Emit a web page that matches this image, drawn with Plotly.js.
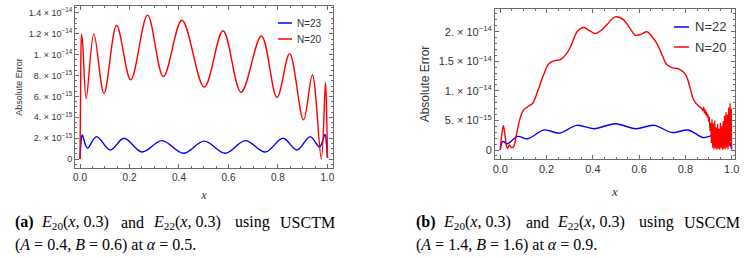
<!DOCTYPE html>
<html><head><meta charset="utf-8">
<script src="https://cdn.plot.ly/plotly-3.0.1.min.js"></script>
<style>html,body{margin:0;padding:0;background:#fff}#chart{width:754px;height:258px}</style>
</head><body><div id="chart"></div>
<script>
// values in units of 1e-15
const UNIT = 1e-15;

// ---- Panel (a): USCTM ----
const aN23x = [0, 0.004, 0.009, 0.03, 0.067, 0.122, 0.178, 0.25, 0.331, 0.418, 0.502, 0.587, 0.668, 0.749, 0.82, 0.877, 0.93, 0.968, 0.99, 0.996, 1.0];
const aN23y = [0, 1.6, 2.3, 1.05, 2.15, 0.87, 1.99, 0.67, 1.76, 0.55, 1.72, 0.55, 1.76, 0.67, 1.99, 0.87, 2.15, 1.15, 2.35, 1.4, 0.1];
const aN20x = [0, 0.003, 0.006, 0.011, 0.025, 0.056, 0.097, 0.148, 0.205, 0.273, 0.337, 0.412, 0.502, 0.578, 0.651, 0.733, 0.796, 0.847, 0.903, 0.939, 0.975, 0.992, 0.997, 1.0];
const aN20y = [0, 8.0, 12.0, 11.0, 5.8, 12.0, 6.3, 12.8, 7.6, 13.8, 7.9, 13.3, 6.9, 12.3, 6.4, 11.8, 5.9, 10.1, 3.75, 8.05, 0.05, 7.35, 4.0, 0.1];

// ---- Panel (b): USCCM ----
const bN22x = [0, 0.006, 0.012, 0.03, 0.075, 0.118, 0.19, 0.255, 0.33, 0.405, 0.497, 0.585, 0.664, 0.743, 0.812, 0.877, 0.925, 0.96, 0.985, 0.995, 1.0];
const bN22y = [0, 1.2, 1.45, 1.05, 2.3, 1.9, 3.4, 2.85, 4.17, 3.6, 4.45, 3.6, 4.17, 2.95, 3.38, 2.1, 2.55, 2.5, 1.9, 0.9, 0.1];
const bN20x = [0, 0.006, 0.013, 0.02, 0.027, 0.032, 0.039, 0.048, 0.058, 0.068, 0.085, 0.1, 0.118, 0.14, 0.16, 0.188, 0.21, 0.235, 0.26, 0.285, 0.305, 0.332, 0.36, 0.385, 0.41, 0.435, 0.461, 0.497, 0.533, 0.56, 0.583, 0.61, 0.634, 0.655, 0.677, 0.7, 0.72, 0.745, 0.77, 0.8, 0.818, 0.835, 0.852, 0.871, 0.876];
const bN20y = [0, 2.5, 4.1, 2.6, 0.6, 0.3, 0.85, 0.4, 0.6, 2.3, 5.3, 6.75, 7.3, 7.9, 9.8, 12.8, 14.6, 15.1, 15.3, 16.2, 17.6, 20.0, 20.7, 20.2, 19.7, 20.2, 21.2, 22.5, 22.0, 20.6, 19.4, 19.6, 20.0, 19.2, 18.0, 16.0, 14.4, 13.9, 13.7, 12.8, 10.8, 8.5, 7.6, 7.0, 6.6];
// noisy tail of N=20 in panel (b)
const bN20tailX = [0.876, 0.879, 0.882, 0.885, 0.888, 0.891, 0.894, 0.897, 0.9, 0.903, 0.906, 0.909, 0.912, 0.915, 0.918, 0.921, 0.924, 0.927, 0.93, 0.933, 0.936, 0.939, 0.942, 0.945, 0.948, 0.951, 0.954, 0.957, 0.96, 0.963, 0.966, 0.969, 0.972, 0.975, 0.978, 0.981, 0.984, 0.987, 0.99, 0.993, 0.996, 0.998, 1.0];
const bN20tailY = [6.6, 7.3, 6.2, 6.9, 5.9, 6.5, 5.5, 6.1, 4.8, 5.6, 3.2, 4.6, 1.2, 5.2, 0.4, 4.5, 0.1, 5.0, 0.3, 3.8, 0.05, 4.4, 0.2, 3.6, 0.05, 4.6, 0.3, 4.0, 0.05, 4.9, 0.2, 5.8, 0.1, 6.4, 0.4, 6.0, 0.1, 7.2, 0.6, 7.9, 1.5, 7.0, 0.3];

// ---- ticks ----
const xTickVals = [0, 0.2, 0.4, 0.6, 0.8, 1.0];
const aYTickVals = [0, 2, 4, 6, 8, 10, 12, 14];
const aYTickText = ["0", "2. × 10<sup>−15</sup>", "4. × 10<sup>−15</sup>", "6. × 10<sup>−15</sup>", "8. × 10<sup>−15</sup>", "1. × 10<sup>−14</sup>", "1.2 × 10<sup>−14</sup>", "1.4 × 10<sup>−14</sup>"];
const bYTickVals = [0, 5, 10, 15, 20];
const bYTickText = ["0", "5. × 10<sup>−15</sup>", "1. × 10<sup>−14</sup>", "1.5 × 10<sup>−14</sup>", "2. × 10<sup>−14</sup>"];

// ---- legend labels ----
const aLegend = ['N=23', 'N=20'];
const bLegend = ['N=22', 'N=20'];

const sc = a => a.map(v => v * UNIT);
const W = 754, H = 258;
const px = v => v / W, py = v => 1 - v / H;

const BLUE = '#0000ff', RED = '#ff0000';
const traces = [
  {x: aN23x, y: sc(aN23y), name: aLegend[0], mode: 'lines', line: {color: BLUE, width: 1.4, shape: 'spline'}, xaxis: 'x', yaxis: 'y'},
  {x: aN20x, y: sc(aN20y), name: aLegend[1], mode: 'lines', line: {color: RED, width: 1.4, shape: 'spline'}, xaxis: 'x', yaxis: 'y'},
  {x: bN22x, y: sc(bN22y), name: bLegend[0], mode: 'lines', line: {color: BLUE, width: 1.4, shape: 'spline'}, xaxis: 'x2', yaxis: 'y2'},
  {x: bN20x, y: sc(bN20y), name: bLegend[1], mode: 'lines', line: {color: RED, width: 1.4, shape: 'spline'}, xaxis: 'x2', yaxis: 'y2'},
  {x: bN20tailX, y: sc(bN20tailY), name: bLegend[1], mode: 'lines', line: {color: RED, width: 1.2}, xaxis: 'x2', yaxis: 'y2'}
];

const FRAME = '#6a6a6a';
const base = {showline: true, linecolor: FRAME, linewidth: 1, mirror: 'allticks', ticks: 'inside', ticklen: 4, tickcolor: FRAME, zeroline: false, showgrid: false, tickfont: {family: 'Liberation Sans', color: '#333'}};

const layout = {
  width: W, height: H, margin: {l: 0, r: 0, t: 0, b: 0}, paper_bgcolor: '#fff', plot_bgcolor: '#fff',
  font: {family: 'Liberation Sans', color: '#333'},
  showlegend: false,
  xaxis: Object.assign({}, base, {domain: [px(75), px(333)], range: [-0.0202, 1.0223], tickvals: xTickVals, tickformat: '.1f', tickfont: {family: 'Liberation Sans', size: 10, color: '#333'},
    minor: {ticks: 'inside', ticklen: 2, dtick: 0.05, tickcolor: FRAME},
    title: {text: '<i>x</i>', font: {family: 'Liberation Serif', size: 12, color: '#333'}, standoff: 8}, anchor: 'y'}),
  yaxis: Object.assign({}, base, {domain: [py(168), py(6)], range: [-0.86 * UNIT, 14.67 * UNIT], tickvals: sc(aYTickVals), ticktext: aYTickText, tickfont: {family: 'Liberation Sans', size: 9, color: '#333'},
    minor: {ticks: 'inside', ticklen: 2, dtick: 0.5 * UNIT, tickcolor: FRAME},
    title: {text: 'Absolute Error', font: {family: 'Liberation Sans', size: 9, color: '#333'}, standoff: 4}, anchor: 'x'}),
  xaxis2: Object.assign({}, base, {domain: [px(495), px(735)], range: [-0.0229, 1.0142], tickvals: xTickVals, tickformat: '.1f', tickfont: {family: 'Liberation Sans', size: 11, color: '#333'},
    minor: {ticks: 'inside', ticklen: 2, dtick: 0.05, tickcolor: FRAME},
    title: {text: '<i>x</i>', font: {family: 'Liberation Serif', size: 13, color: '#333'}, standoff: 12}, anchor: 'y2'}),
  yaxis2: Object.assign({}, base, {domain: [py(159), py(9)], range: [-1.52 * UNIT, 23.84 * UNIT], tickvals: sc(bYTickVals), ticktext: bYTickText, tickfont: {family: 'Liberation Sans', size: 11, color: '#333'},
    minor: {ticks: 'inside', ticklen: 2, dtick: 1 * UNIT, tickcolor: FRAME},
    title: {text: 'Absolute Error', font: {family: 'Liberation Sans', size: 12, color: '#333'}, standoff: 6}, anchor: 'x2'}),
  annotations: [],
  shapes: []
};

// legend keys (drawn as decoration inside each panel)
function addLegend(labels, colors, x0, x1, xt, ys, size) {
  labels.forEach((lab, i) => {
    layout.shapes.push({type: 'line', xref: 'paper', yref: 'paper', x0: px(x0), x1: px(x1), y0: py(ys[i]), y1: py(ys[i]), line: {color: colors[i], width: 1.5}});
    layout.annotations.push({xref: 'paper', yref: 'paper', x: px(xt), y: py(ys[i]), xanchor: 'left', yanchor: 'middle', text: lab, showarrow: false, font: {family: 'Liberation Sans', size: size, color: '#333'}});
  });
}
addLegend(aLegend, [BLUE, RED], 278, 292, 295, [23, 39], 10);
addLegend(bLegend, [BLUE, RED], 674, 689, 693, [27, 47], 13);

// captions
const capFont = {family: 'Liberation Serif', size: 16, color: '#000'};
const capA1 = [[13, '<b>(a)</b>'], [39, '<i>E</i><sub>20</sub>(<i>x</i>, 0.3)'], [119, 'and'], [151, '<i>E</i><sub>22</sub>(<i>x</i>, 0.3)'], [233, 'using'], [278, 'USCTM']];
const capA2 = [[13, '(<i>A</i> = 0.4, <i>B</i> = 0.6) at <i>α</i> = 0.5.']];
const capB1 = [[414, '<b>(b)</b>'], [441, '<i>E</i><sub>20</sub>(<i>x</i>, 0.3)'], [524, 'and'], [555, '<i>E</i><sub>22</sub>(<i>x</i>, 0.3)'], [637, 'using'], [682, 'USCCM']];
const capB2 = [[414, '(<i>A</i> = 1.4, <i>B</i> = 1.6) at <i>α</i> = 0.9.']];
function addCap(list, ypx) {
  list.forEach(([xp, t]) => layout.annotations.push({xref: 'paper', yref: 'paper', x: px(xp), y: py(ypx), xanchor: 'left', yanchor: 'middle', text: t, showarrow: false, font: capFont}));
}
addCap(capA1, 222); addCap(capA2, 244.5); addCap(capB1, 222); addCap(capB2, 244.5);

Plotly.newPlot('chart', traces, layout, {displayModeBar: false, staticPlot: true});
</script>
</body></html>
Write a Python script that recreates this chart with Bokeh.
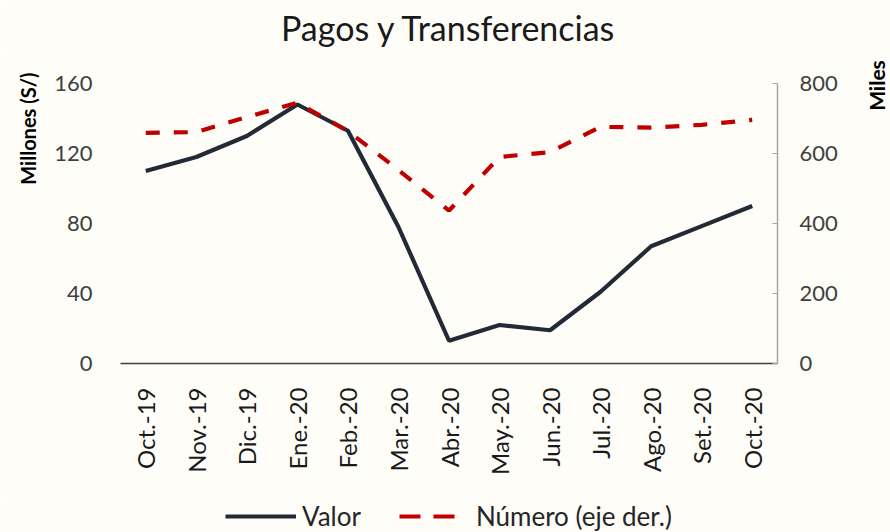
import math
from bokeh.plotting import figure
from bokeh.layouts import column, row
from bokeh.models import (Range1d, LinearAxis, FixedTicker, Legend, LegendItem,
                          FactorRange, Label, Title)
from bokeh.embed import file_html
from bokeh.resources import INLINE

# ---- data ----
months = ["Oct.-19", "Nov.-19", "Dic.-19", "Ene.-20", "Feb.-20", "Mar.-20",
          "Abr.-20", "May.-20", "Jun.-20", "Jul.-20", "Ago.-20", "Set.-20", "Oct.-20"]
valor = [110, 118, 130, 148, 133, 78, 13, 22, 19, 41, 67, 78.5, 90]
numero = [659, 661, 704, 745, 664, 553, 437, 590, 604, 676, 674, 682, 696]
left_ticks = [0, 40, 80, 120, 160]
right_ticks = [0, 200, 400, 600, 800]

BG = "#FEFDF8"
FONT = "Lato"
SOLID = "#222A35"
RED = "#C00000"
W = 862          # width of the main column; a thin strip on the right holds "Miles"
BL, BR = 120, W - 777


def strip(width, height, **kw):
    f = figure(width=width, height=height, output_backend="svg",
               toolbar_location=None, title=None, x_axis_type=None, y_axis_type=None,
               background_fill_color=BG, border_fill_color=BG,
               outline_line_color=None, **kw)
    f.xgrid.grid_line_color = None
    f.ygrid.grid_line_color = None
    return f


# ---- title strip ----
ts = strip(W, 50, x_range=Range1d(0, 1), y_range=Range1d(0, 1),
           min_border_left=BL, min_border_right=BR, min_border_top=0, min_border_bottom=0)
ts.add_layout(Label(x=328.5, y=23, x_units="screen", y_units="screen",
                    text="Pagos y Transferencias", text_align="center",
                    text_baseline="middle", text_font=FONT,
                    text_font_size="34px", text_color="#1a1a1a"))

# ---- main chart ----
p = figure(width=W, height=450, x_range=FactorRange(*months),
           y_range=Range1d(0, 160), output_backend="svg", toolbar_location=None,
           title=None, min_border_left=BL, min_border_right=BR, min_border_top=33,
           min_border_bottom=137, background_fill_color=BG,
           border_fill_color=BG, outline_line_color=None)
p.xgrid.grid_line_color = None
p.ygrid.grid_line_color = None
p.extra_y_ranges = {"right": Range1d(0, 800)}

ya = p.yaxis[0]
ya.ticker = FixedTicker(ticks=left_ticks)
ya.axis_line_color = None
ya.major_tick_line_color = None
ya.minor_tick_line_color = None
ya.major_label_text_font = FONT
ya.major_label_text_font_size = "22px"
ya.major_label_text_color = "#404040"
ya.major_label_standoff = 22

p.add_layout(Title(text="Millones (S/)", align="right", vertical_align="bottom",
                   offset=-11, standoff=24, text_font=FONT, text_font_size="20px",
                   text_font_style="bold", text_color="#000000"), "left")

ra = LinearAxis(y_range_name="right", ticker=FixedTicker(ticks=right_ticks))
ra.axis_line_color = "#A6A6A6"
ra.axis_line_width = 1.5
ra.major_tick_line_color = "#A6A6A6"
ra.major_tick_in = 5
ra.major_tick_out = 0
ra.minor_tick_line_color = None
ra.major_label_text_font = FONT
ra.major_label_text_font_size = "22px"
ra.major_label_text_color = "#404040"
ra.major_label_standoff = 22
p.add_layout(ra, "right")

xa = p.xaxis[0]
xa.axis_line_color = "#404040"
xa.axis_line_width = 1.5
xa.major_tick_line_color = None
xa.minor_tick_line_color = None
xa.major_label_orientation = math.pi / 2
xa.major_label_text_font = FONT
xa.major_label_text_font_size = "24px"
xa.major_label_text_color = "#1a1a1a"
xa.major_label_standoff = 18

p.line(months, valor, line_color=SOLID, line_width=4.2)
p.line(months, numero, y_range_name="right", line_color=RED,
       line_width=4.2, line_dash="14 14")

# ---- legend strip (series drawn out of view, only their legend keys show) ----
lg = strip(W, 32, x_range=FactorRange(*months), y_range=Range1d(1000, 1001),
           min_border_left=BL, min_border_right=BR, min_border_top=0, min_border_bottom=0)
k1 = lg.line(months, valor, line_color=SOLID, line_width=4.2)
k2 = lg.line(months, numero, line_color=RED, line_width=4.2, line_dash="21 13 21 16")
legend = Legend(items=[LegendItem(label="Valor", renderers=[k1]),
                       LegendItem(label="Número (eje der.)", renderers=[k2])],
                orientation="horizontal", location=(105, 0),
                background_fill_alpha=0, border_line_color=None,
                glyph_width=71, label_standoff=6, spacing=38, padding=0, margin=0,
                label_text_font=FONT, label_text_font_size="26px",
                label_text_color="#262626")
lg.add_layout(legend, "center")

# ---- right strip with the secondary axis title ----
rs = strip(890 - W, 532, x_range=Range1d(0, 1), y_range=Range1d(0, 1), min_border=0,
           min_border_left=0, min_border_right=0, min_border_top=0, min_border_bottom=0)
try:
    rs.frame_align = False
except Exception:
    pass
rs.add_layout(Label(x=14, y=447, x_units="screen", y_units="screen", text="Miles",
                    angle=math.pi / 2, text_align="center", text_baseline="middle",
                    text_font=FONT, text_font_size="21px", text_font_style="bold",
                    text_color="#000000"))

layout = row(column(ts, p, lg, spacing=0), rs, spacing=0)
open("out.html", "w").write(file_html(layout, INLINE))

● ● ●

* [Aim]
Print the line above containing "Write a Python", the line containing "from bokeh.resources import INLINE", and everything between them, exactly as written. Pictures stay out.

* [Solution to this task]
Write a Python script that recreates this chart with Bokeh.
import math
from bokeh.plotting import figure
from bokeh.layouts import column, row
from bokeh.models import (Range1d, LinearAxis, FixedTicker, Legend, LegendItem,
                          FactorRange, Label, Title)
from bokeh.embed import file_html
from bokeh.resources import INLINE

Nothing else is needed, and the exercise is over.